“Pak Saat mesti banyak keliling keliling kampung, kondisi yang seperti Pak Saat ceritakan itu lazim di beberapa tempat di Jakarta.”
DEMIKIAN kata Pak Kyai DR Nur Alam Bakhtir yang rekam jejak melayani masyarakat marginal sangat panjang meski sebenarnya jejaknya panjang terentang mulai dari musholla kampung hingga istana merdeka.
Kalimat itu diucapkan tatkala bulan-bulan awal di kantor BAZNAS (BAZIS) dan kami mendapatkan cobaan kebakaran di sekitar jalur KA di kampung Tanah Tinggi, Kecamatan Johar Baru.
Kami kemudian berdiskusi tentang bagaimana membangun kampung-kampung yang terkategorikan kumuh.
Sayangnya setelah kami koordinasikan dengan pemerintahan kota ternyata daerah tersebut legalitas tanahnya tidak clear and clean sehingga akan menjadi risiko mendapatkan teguran atau tuntutan hukum (sue) bagi BAZNAS (BAZIS) jika membangunnya atau membantu membangun fisiknya.
Kondisi demikian lah yang sering menghambat
Dua minggu setelahnya kami di ajak Kyai Nur Alam untuk turun dan melakukan penelaahan di kampung Kerang Jakut yang waktu itu belum selesai revitalisasi, sehingga jalan inspeksi dan sekaligus tanggulnya masih dalam tahap pengerjaan.
Di kampung itu secara kebetulan pada periode tersebut sedang ada satu rumah yang mendapatkan bantuan bedah rumah dari BAZNAS (BAZIS) yang merupakan program rutin.
Setiap tahunnya kami membangun ulang rumah para mustahik yang benar-benar tidak mampu sehingga rumahnya hampir ambruk sebanyak hampir 400 rumah (untuk ini kapan kapan akan saya tuliskan) .
Hasil assessment itu seminggu kemudian kami presentasi kan ke pleno BAZNAS (BAZIS). Hasilnya, beberapa rumah memang layak untuk di bangun ulang karena penghuninya yang memenuhi syarat sebagai penerima zakat dan juga karena bangunannya yang memprihatinkan.
Akan tetapi letak rumahnya berselang-seling dengan yang mampu yang secara fikih tidak berhak menerima dana dari zakat.

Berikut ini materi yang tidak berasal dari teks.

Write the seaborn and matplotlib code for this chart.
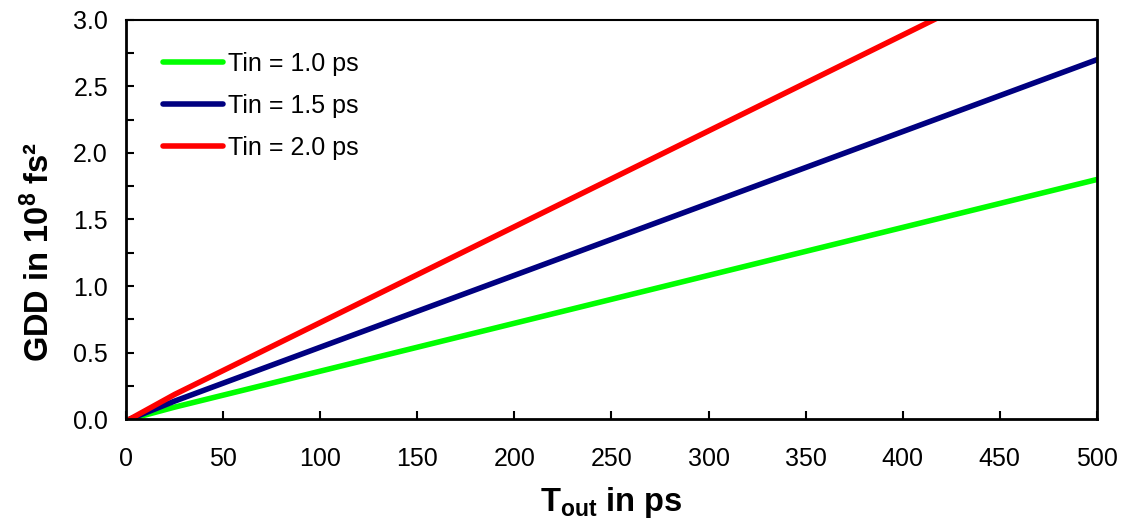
import matplotlib
matplotlib.use("Agg")
import matplotlib.pyplot as plt
from matplotlib.ticker import MultipleLocator, FormatStrFormatter
import pandas as pd
import seaborn as sns

# Output pulse duration (ps)
tout = [2, 25, 50, 75, 100, 125, 150, 175, 200, 225, 250,
        275, 300, 325, 350, 375, 400, 425, 450, 475, 500]

# Required GDD (10^8 fs^2) for each input pulse duration
gdd_tin_10 = [0.000, 0.090, 0.180, 0.270, 0.360, 0.450, 0.540, 0.630, 0.720, 0.810, 0.900,
              0.990, 1.080, 1.170, 1.260, 1.350, 1.440, 1.530, 1.620, 1.710, 1.800]
gdd_tin_15 = [0.000, 0.135, 0.270, 0.405, 0.540, 0.675, 0.810, 0.945, 1.080, 1.215, 1.350,
              1.485, 1.620, 1.755, 1.890, 2.025, 2.160, 2.295, 2.430, 2.565, 2.700]
gdd_tin_20 = [0.000, 0.185, 0.365, 0.545, 0.725, 0.905, 1.085, 1.265, 1.445, 1.625, 1.805,
              1.985, 2.165, 2.345, 2.525, 2.705, 2.885, 3.065, 3.245, 3.425, 3.605]

labels = ["Tin = 1.0 ps", "Tin = 1.5 ps", "Tin = 2.0 ps"]
colors = ["#00ff00", "#000080", "#ff0000"]

df = pd.concat([
    pd.DataFrame({"Tout": tout, "GDD": g, "series": lab})
    for g, lab in zip([gdd_tin_10, gdd_tin_15, gdd_tin_20], labels)
])

sns.set_theme(style="white")
plt.rcParams["font.family"] = ["Liberation Sans", "DejaVu Sans"]
plt.rcParams["mathtext.fontset"] = "custom"
plt.rcParams["mathtext.rm"] = "Liberation Sans"
plt.rcParams["mathtext.bf"] = "Liberation Sans:bold"
plt.rcParams["mathtext.it"] = "Liberation Sans:italic"
plt.rcParams["text.color"] = "black"
plt.rcParams["axes.labelcolor"] = "black"

fig = plt.figure(figsize=(11.25, 5.2), dpi=100)
ax = fig.add_axes([0.112, 0.194, 0.863, 0.768])

sns.lineplot(data=df, x="Tout", y="GDD", hue="series", hue_order=labels,
             palette=colors, linewidth=4.0, ax=ax, legend=True,
             solid_capstyle="round")

ax.set_xlim(0, 500)
ax.set_ylim(0, 3.0)
ax.xaxis.set_major_locator(MultipleLocator(50))
ax.yaxis.set_major_locator(MultipleLocator(0.5))
ax.yaxis.set_minor_locator(MultipleLocator(0.25))
ax.yaxis.set_major_formatter(FormatStrFormatter("%.1f"))

ax.tick_params(axis="both", which="both", direction="in", length=6, width=1.5,
               colors="black", labelsize=18)
ax.tick_params(axis="x", which="major", bottom=True, pad=20)
ax.tick_params(axis="y", which="both", left=True, pad=13)

for side in ["left", "bottom", "right"]:
    ax.spines[side].set_color("black")
    ax.spines[side].set_linewidth(2)
ax.spines["top"].set_color("black")
ax.spines["top"].set_linewidth(1.5)

ax.set_xlabel(r"$\mathbf{T_{out}}$ in ps", fontsize=23.5, fontweight="bold", labelpad=10)
ax.set_ylabel(r"GDD in 10$^{\mathbf{8}}$ fs²", fontsize=23.5, fontweight="bold")
ax.yaxis.set_label_coords(-0.072, 0.419)

leg = ax.legend(loc="upper left", frameon=False, fontsize=18, handlelength=2.4,
                handletextpad=0.2, labelspacing=0.72, borderaxespad=0.0,
                bbox_to_anchor=(0.028, 0.945))
for line in leg.get_lines():
    line.set_linewidth(4.0)

fig.savefig("out.png", dpi=100)
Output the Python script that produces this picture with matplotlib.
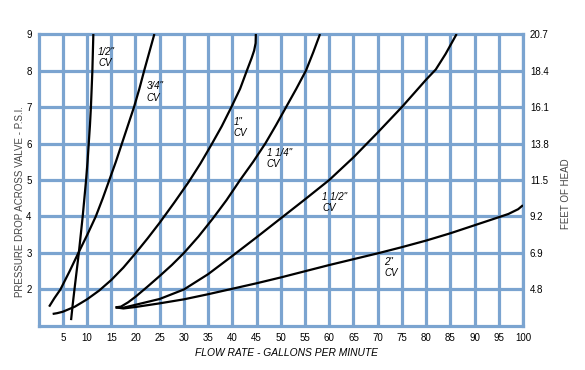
import matplotlib
matplotlib.use("Agg")
import matplotlib.pyplot as plt

# flow (gpm) / pressure drop (psi), one pair of lists per valve size
half_x = [6.7, 7.05, 7.4, 7.85, 8.3, 8.7, 9.1, 9.45, 9.8, 10.1, 10.35, 10.6, 10.8, 10.95, 11.1, 11.2, 11.3]
half_y = [1.16, 1.6, 2.0, 2.5, 3.0, 3.5, 4.0, 4.5, 5.0, 5.5, 6.0, 6.5, 7.0, 7.5, 8.0, 8.5, 9.0]

three_q_x = [2.17, 3.25, 4.5, 6.4, 8.2, 10.05, 11.8, 13.25, 14.6, 15.95, 17.2, 18.45, 19.7, 20.8, 21.8, 22.85, 23.9]
three_q_y = [1.53, 1.76, 2.0, 2.5, 3.0, 3.5, 4.0, 4.5, 5.0, 5.5, 6.0, 6.5, 7.0, 7.5, 8.0, 8.5, 9.0]

one_x = [2.9, 3.8, 5.0, 7.5, 10.0, 12.5, 15.0, 17.5, 20.0, 22.5, 25.0, 28.0, 31.0,
         33.4, 35.6, 37.8, 39.8, 41.6, 43.0, 44.0, 44.5, 44.8, 44.85]
one_y = [1.33, 1.35, 1.39, 1.53, 1.73, 1.97, 2.26, 2.6, 2.99, 3.4, 3.83, 4.38, 4.95,
         5.45, 5.95, 6.47, 7.0, 7.5, 8.0, 8.35, 8.55, 8.75, 9.0]

one_q_x = [15.9, 17.0, 18.5, 20.0, 22.5, 25.0, 27.5, 30.0, 33.0, 36.0, 38.8, 41.6,
           44.3, 46.8, 49.0, 51.1, 53.2, 55.2, 56.7, 58.1]
one_q_y = [1.51, 1.53, 1.65, 1.8, 2.08, 2.37, 2.67, 3.0, 3.45, 3.95, 4.45, 5.0,
           5.5, 6.0, 6.5, 7.0, 7.5, 8.0, 8.5, 9.0]

one_h_x = [15.9, 17.5, 20.0, 25.0, 30.0, 35.0, 40.0, 45.0, 50.0, 55.0, 60.0, 65.0, 70.0,
           75.0, 80.0, 82.0, 84.0, 86.3]
one_h_y = [1.51, 1.5, 1.58, 1.74, 2.0, 2.42, 2.92, 3.43, 3.95, 4.47, 5.0, 5.62, 6.3,
           7.0, 7.75, 8.03, 8.45, 9.0]

two_x = [15.9, 17.5, 20.0, 25.0, 30.0, 35.0, 40.0, 45.0, 50.0, 55.0, 60.0, 65.0, 70.0,
         75.0, 80.0, 85.0, 90.0, 95.0, 97.0, 99.0, 100.0]
two_y = [1.51, 1.48, 1.52, 1.62, 1.73, 1.87, 2.02, 2.17, 2.33, 2.5, 2.67, 2.83, 2.99,
         3.16, 3.34, 3.54, 3.76, 3.98, 4.07, 4.2, 4.31]

curve_labels = ['1/2"\nCV', '3/4"\nCV', '1"\nCV', '1 1/4"\nCV', '1 1/2"\nCV', '2"\nCV']
label_pos = [(12.3, 8.65), (22.3, 7.7), (40.2, 6.73), (47.1, 5.88), (58.5, 4.68), (71.3, 2.9)]

x_ticks = list(range(5, 101, 5))
psi_ticks = [2, 3, 4, 5, 6, 7, 8, 9]
head_labels = ["4.8", "6.9", "9.2", "11.5", "13.8", "16.1", "18.4", "20.7"]

plt.rcParams['font.family'] = ['Liberation Sans', 'DejaVu Sans']
grid_col = '#7ba4d0'
W, H = 585, 370

fig = plt.figure(figsize=(W / 100, H / 100), dpi=100)
ax = fig.add_axes([0.066, 0.119, 0.828, 0.789])

ax.set_xlim(0, 100)
ax.set_ylim(1, 9)

for v in x_ticks:
    ax.axvline(v, color=grid_col, lw=2.3, zorder=1)
for v in range(2, 9):
    ax.axhline(v, color=grid_col, lw=2.3, zorder=1)
for s in ax.spines.values():
    s.set_color(grid_col)
    s.set_linewidth(2.3)

curves = [(half_x, half_y), (three_q_x, three_q_y), (one_x, one_y),
          (one_q_x, one_q_y), (one_h_x, one_h_y), (two_x, two_y)]
for cx, cy in curves:
    ax.plot(cx, cy, color='black', lw=1.6, solid_capstyle='butt',
            solid_joinstyle='round', zorder=3)

for txt, (lx, ly) in zip(curve_labels, label_pos):
    ax.text(lx, ly, txt, fontsize=7, style='italic', ha='left', va='top',
            linespacing=1.15, zorder=4)

ax.set_xticks(x_ticks)
ax.set_yticks(psi_ticks)
ax.tick_params(length=0, labelsize=7, pad=5)

ax2 = ax.twinx()
ax2.set_ylim(1, 9)
ax2.set_yticks(psi_ticks)
ax2.set_yticklabels(head_labels)
ax2.tick_params(length=0, labelsize=7, pad=5)
for s in ax2.spines.values():
    s.set_visible(False)

# axis titles placed by pixel position as in the original
fig.text(286.5 / W, 1 - 353 / H, 'FLOW RATE - GALLONS PER MINUTE', fontsize=7.4,
         style='italic', ha='center', va='center')
fig.text(20 / W, 1 - 202 / H, 'PRESSURE DROP ACROSS VALVE - P.S.I.', fontsize=7,
         color='#444444', rotation=90, ha='center', va='center')
fig.text(566 / W, 1 - 194 / H, 'FEET OF HEAD', fontsize=7, color='#444444',
         rotation=90, ha='center', va='center')

fig.savefig('out.png', dpi=100)
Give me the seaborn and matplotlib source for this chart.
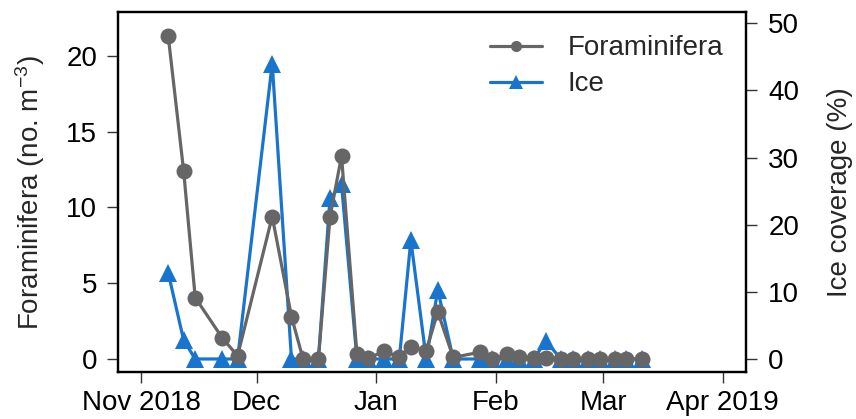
import numpy as np
import pandas as pd
import matplotlib
matplotlib.use("Agg")
import matplotlib.pyplot as plt
import matplotlib.dates as mdates
from matplotlib.lines import Line2D
import seaborn as sns

# Sampling dates and measurements
sample_dates = [
    "2018-11-08", "2018-11-12", "2018-11-15", "2018-11-22", "2018-11-26",
    "2018-12-05", "2018-12-10", "2018-12-13", "2018-12-17", "2018-12-20",
    "2018-12-23", "2018-12-27", "2018-12-30", "2019-01-03", "2019-01-07",
    "2019-01-10", "2019-01-14", "2019-01-17", "2019-01-21", "2019-01-28",
    "2019-01-31", "2019-02-04", "2019-02-07", "2019-02-11", "2019-02-14",
    "2019-02-18", "2019-02-21", "2019-02-25", "2019-02-28", "2019-03-04",
    "2019-03-07", "2019-03-11",
]
foraminifera = [
    21.3, 12.4, 4.05, 1.4, 0.2,
    9.4, 2.8, 0.0, 0.0, 9.35,
    13.4, 0.3, 0.05, 0.5, 0.15,
    0.8, 0.55, 3.1, 0.1, 0.45,
    0.0, 0.3, 0.1, 0.05, 0.05,
    0.0, 0.0, 0.0, 0.0, 0.0,
    0.0, 0.0,
]
ice_coverage = [
    12.8, 2.8, 0.0, 0.0, 0.0,
    44.0, 0.0, 0.0, 0.0, 23.9,
    26.0, 0.0, 0.0, 0.0, 0.0,
    17.7, 0.0, 10.3, 0.0, 0.0,
    0.0, 0.0, 0.0, 0.0, 2.7,
    0.0, 0.0, 0.0, 0.0, 0.0,
    0.0, 0.0,
]
month_ticks = ["2018-11-01", "2018-12-01", "2019-01-01", "2019-02-01",
               "2019-03-01", "2019-04-01"]
month_labels = ["Nov 2018", "Dec", "Jan", "Feb", "Mar", "Apr 2019"]
left_ticks = [0, 5, 10, 15, 20]
right_ticks = [0, 10, 20, 30, 40, 50]

df = pd.DataFrame({
    "date": pd.to_datetime(sample_dates),
    "foram": foraminifera,
    "ice": ice_coverage,
})

sns.set_style("ticks")
plt.rcParams["font.family"] = ["Liberation Sans", "DejaVu Sans"]
plt.rcParams["mathtext.fontset"] = "custom"
plt.rcParams["mathtext.rm"] = "Liberation Sans"
plt.rcParams["mathtext.default"] = "regular"

GREY = "#666666"
BLUE = "#1874CD"
FS = 20

fig = plt.figure(figsize=(8.56, 4.19), dpi=100)
ax = fig.add_axes([0.1379, 0.1115, 0.7336, 0.8587])
ax2 = ax.twinx()

sns.lineplot(data=df, x="date", y="ice", ax=ax2, color=BLUE, marker="^",
             markersize=12.5, markeredgewidth=0, linewidth=2.3, legend=False)
sns.lineplot(data=df, x="date", y="foram", ax=ax, color=GREY, marker="o",
             markersize=11.5, markeredgewidth=0, linewidth=2.3, legend=False)

# Foraminifera drawn above the ice series
ax.set_zorder(ax2.get_zorder() + 1)
ax.patch.set_visible(False)

x0 = pd.Timestamp("2018-11-01") - pd.Timedelta(days=6.04)
x1 = pd.Timestamp("2019-04-01") + pd.Timedelta(days=6.04)
ax.set_xlim(mdates.date2num(x0), mdates.date2num(x1))
ax.set_xticks(mdates.date2num(pd.to_datetime(month_ticks)))
ax.set_xticklabels(month_labels)

ax.set_ylim(-0.88, 22.87)
ax.set_yticks(left_ticks)
ax2.set_ylim(-1.98, 51.6)
ax2.set_yticks(right_ticks)

ax.set_xlabel("")
ax.set_ylabel(r"Foraminifera (no. m$^{-3}$)", fontsize=FS, va="center")
ax2.set_ylabel("Ice coverage (%)", fontsize=FS, va="center")
ax.yaxis.set_label_coords(-0.14, 0.5)
ax2.yaxis.set_label_coords(1.15, 0.5)

for a in (ax, ax2):
    for s in a.spines.values():
        s.set_visible(True)
        s.set_linewidth(1.6)
        s.set_color("black")
    a.tick_params(axis="both", which="major", labelsize=FS, length=8,
                  width=1.0, color="#333333", labelcolor="black")
ax.tick_params(axis="y", pad=7)
ax.tick_params(axis="x", pad=5)
ax2.tick_params(axis="y", pad=8)

handles = [
    Line2D([], [], color=GREY, marker="o", markersize=8, markeredgewidth=0,
           linewidth=2.3),
    Line2D([], [], color=BLUE, marker="^", markersize=10.5, markeredgewidth=0,
           linewidth=2.3),
]
fig.legend(handles, ["Foraminifera", "Ice"], loc="upper left",
           bbox_to_anchor=(0.572, 0.9155), frameon=False, fontsize=FS,
           handlelength=1.9, handletextpad=0.9, labelspacing=0.36,
           borderpad=0, borderaxespad=0)

fig.savefig("out.png", dpi=100)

Kondisi demikian menjadikan sulit untuk membuat keputusan bersama untuk menjadikan dalam satu tema sebagaimana yang di harapkan untuk program bebenah kawasan.
Program di Cilincing itu akhirnya belum bisa di jalankan.
Sebenarnyalah program bebenah kawasan ini kemudian kami masukkan dalam rencana jangka panjang BAZNAS (BAZIS) untuk mengurangi kemiskinan di Jakarta yang dilakukan dengan pendekatan pembangunan komunitas dan kolaborasi antar warga dan mengundang sebanyak mungkin kolaborator untuk ikut membersamai.
Konsep yang kami siapkan untuk pengembangan kawasan ini adalah mengikuti arahan gubernur yang ingin agar kota Jakarta menjadi kota yang hidup (city regeneration).
Maka kami membangun kawasan dengan konsep menghidupkan kampung, sebagaimana dikatakan secara singkat oleh beliau “Hilangkan kumuhnya, hidupkan kampungnya“
Hilangkan atau kurangi vulnerability baik fisik maupun non fisik, lalu angkat dan hidupkan potensinya. Begitulah konsep Kampung Regeneration.
Ternyata membangun, menghidupkan kampung seperti itu tidaklah mudah pada masyarakat yang tidak ada dorongan kuat untuk merubahnya.
Hal ini karena pada dasarnya mereka cenderung mapan dan tidak mau berubah. Atau karena tidak adanya organisasi sosial yang cukup kuat maka keputusan bersama sulit terjadi.
Kamis, 2 Januari 2020, hujan tidak juga reda sejak senja menutupi matahari di akhir tahun, Bendung Katulampa meluap-luap, data BMKG, curah hujan pada 31 Desember 2019 sampai 1 Januari 2020 masuk kategori ekstrem, yakni lebih dari 150 mm per hari.
Beberapa tempat di Jakarta tergenang dan kami menyalurkan bantuan dan sambil belajar melakukan rescue, maklum saja karena pasukan tanggap bencana belum genap sebulan kita dirikan, seragamnya pun masih bau pasar Tanah Abang.
Pantaslah jika kami agak kedodoran. Group WA BAZNAS (BAZIS) TANGGAP BENCANA (BTB) berdering dering , 8 rumah di Balekambang Kramat Jati Jakarta Timur rusak diterjang banjir karena luapan kali Ciliwung. Kami segera meluncurkan team untuk melakukan asesmen.